The problem was, the news was out that Marilyn Monroe was the naked girl on those scandalous calendars. In 1952, nice girls didn’t pose nude. When a UPI reporter, Aline Mosby, alerted the brass at Twentieth Century Fox, the boss, Darryl Zanuck, hit the roof. Zanuck was a buck-toothed and bumptious tyrant who demanded obedience, and enforced it with rage. He want
ed Marilyn to deny that was her—deny everything! It was Skolsky who advised her to tell the truth, and tell it exclusively to Mosby (who had written, some months before, a syrupy account of Marilyn’s childhood—the “little orphan girl” who’d made it big).
So despite Zanuck’s threats (Her career would be ruined! He would exercise the morals clause in her contract—and cut her loose!) . . . Marilyn went to lunch with Mosby, and took her to the ladies’ room of the restaurant, to offer her tearful tale: she’d been broke, scared, and hungry—otherwise she never would have done it. But that fifty dollars was the only way to pay the rent! . . .)
Mosby’s scoop would hit the papers that March 13—the day that Marilyn signed on for dinner with Joe. The way Skolsky (and Miss Monroe) had it figured, if the most admired hero in the country thought her a nice, decent girl, worthy of his company (in public—and in hyper-public print) . . . well, what more did anybody need to know?

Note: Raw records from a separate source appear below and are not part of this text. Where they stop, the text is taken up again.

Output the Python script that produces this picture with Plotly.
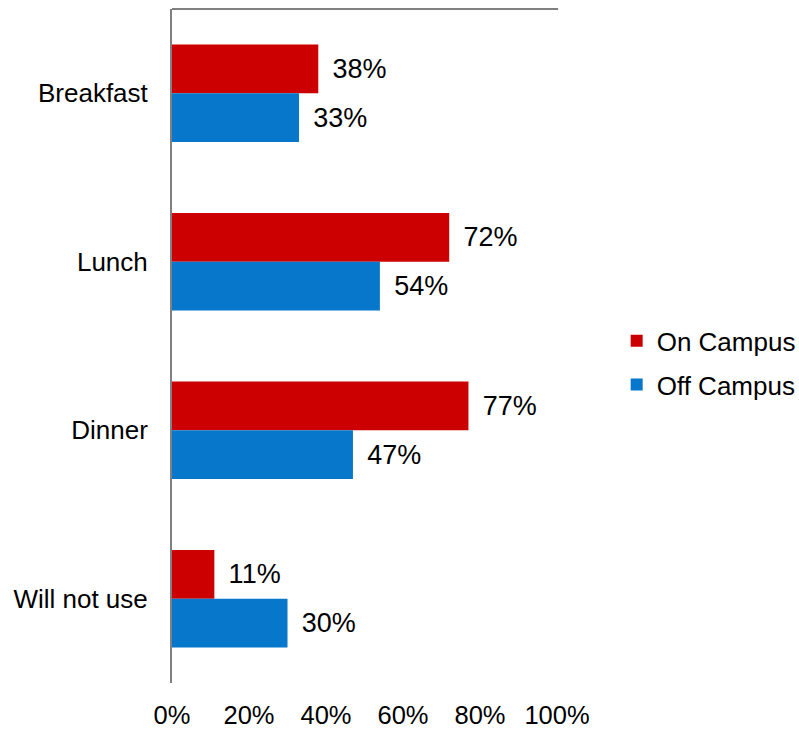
import plotly.graph_objects as go

categories = ["Breakfast", "Lunch", "Dinner", "Will not use"]
on_campus = [0.38, 0.72, 0.77, 0.11]
off_campus = [0.33, 0.54, 0.47, 0.30]
series_names = ["On Campus", "Off Campus"]
tick_vals = [0, 0.2, 0.4, 0.6, 0.8, 1.0]
tick_text = ["0%", "20%", "40%", "60%", "80%", "100%"]

FONT = "Liberation Sans, Arial, sans-serif"
PAD = "\u2004\u200a"

fig = go.Figure()
fig.add_trace(go.Bar(
    y=categories, x=on_campus, orientation="h", name=series_names[0],
    legendgroup="a",
    marker=dict(color="#CC0000", line=dict(width=0)),
    texttemplate=PAD + "%{x:.0%}", textposition="outside",
    textfont=dict(family=FONT, size=27, color="#000000"), cliponaxis=False,
))
fig.add_trace(go.Bar(
    y=categories, x=off_campus, orientation="h", name=series_names[1],
    legendgroup="b",
    marker=dict(color="#0777CC", line=dict(width=0)),
    texttemplate=PAD + "%{x:.0%}", textposition="outside",
    textfont=dict(family=FONT, size=27, color="#000000"), cliponaxis=False,
))

fig.update_layout(
    width=799, height=731,
    margin=dict(l=172, r=242, t=9, b=48, autoexpand=False),
    paper_bgcolor="white", plot_bgcolor="white",
    barmode="group", bargap=0.42, bargroupgap=0,
    font=dict(family=FONT, size=26, color="#000000"),
    showlegend=True,
    legend=dict(x=1.155, y=0.475, xanchor="left", yanchor="middle",
                font=dict(family=FONT, size=26, color="#000000"),
                traceorder="grouped", tracegroupgap=7,
                bgcolor="rgba(0,0,0,0)", itemwidth=30),
    uniformtext=dict(mode=False),
)
fig.update_xaxes(range=[0, 1], tickvals=tick_vals, ticktext=tick_text,
                 showgrid=False, zeroline=False, showline=False,
                 ticks="", ticklabelstandoff=14, automargin=False,
                 tickfont=dict(family=FONT, size=25.5, color="#000000"))
fig.update_yaxes(autorange="reversed", showgrid=False, zeroline=False,
                 showline=True, linecolor="#808080", linewidth=2,
                 ticks="", ticklabelstandoff=17, automargin=False,
                 tickfont=dict(family=FONT, size=26, color="#000000"))
fig.add_shape(type="line", xref="paper", yref="paper", x0=0, x1=1.003, y0=1, y1=1,
              line=dict(color="#808080", width=2))

fig.write_html("out.html", config={"displayModeBar": False},
               post_script="document.body.style.margin='0px';document.body.style.padding='0px';")
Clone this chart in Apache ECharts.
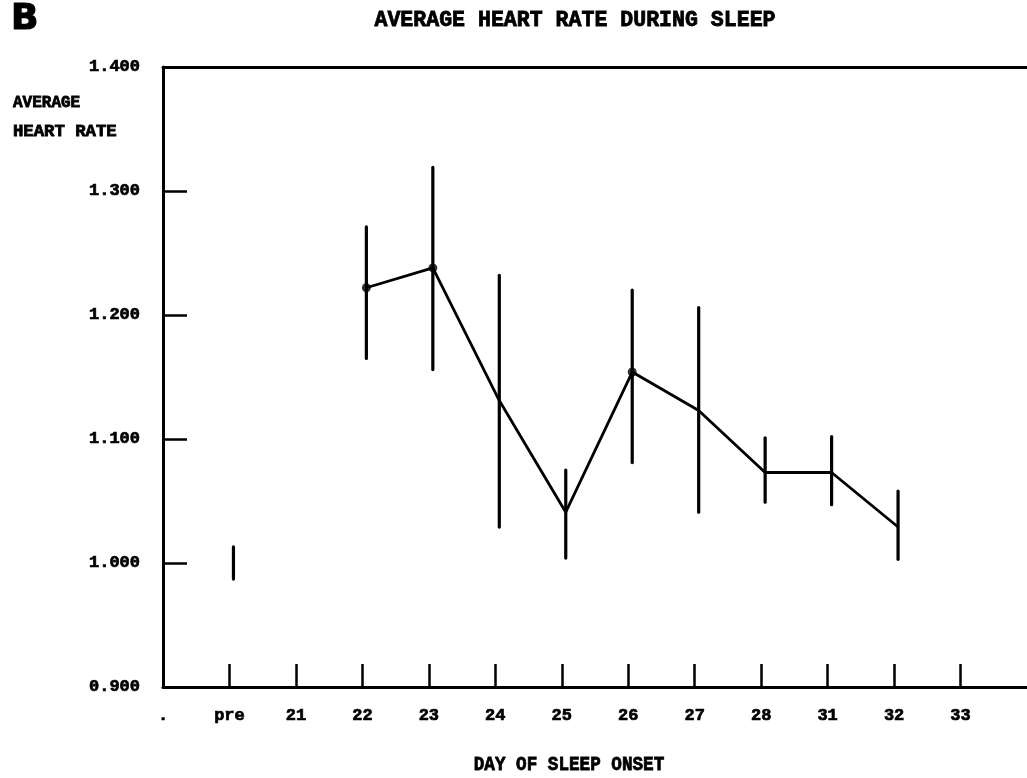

As it turned out, Marilyn’s dangerous “scandal” would become an enormous public relations triumph—one of the building blocks of her legend. And, at the cost of his own lifelong heartache, so would Joe.
STILL, THAT COULDN’T explain why she went out with him the next night, and the next, and the next . . . in fact they were together every night he was in town—which was just about every night, till he had to go east, that April, to take up his job in the Yankee Stadium broadcast booth.
He was so different from all the chattery men who buzzed around her in Hollywood. He was a fascination. It wasn’t that he didn’t have anything to say—just that he didn’t have to say it. Like he already knew everything that they were always talking about. Even about her.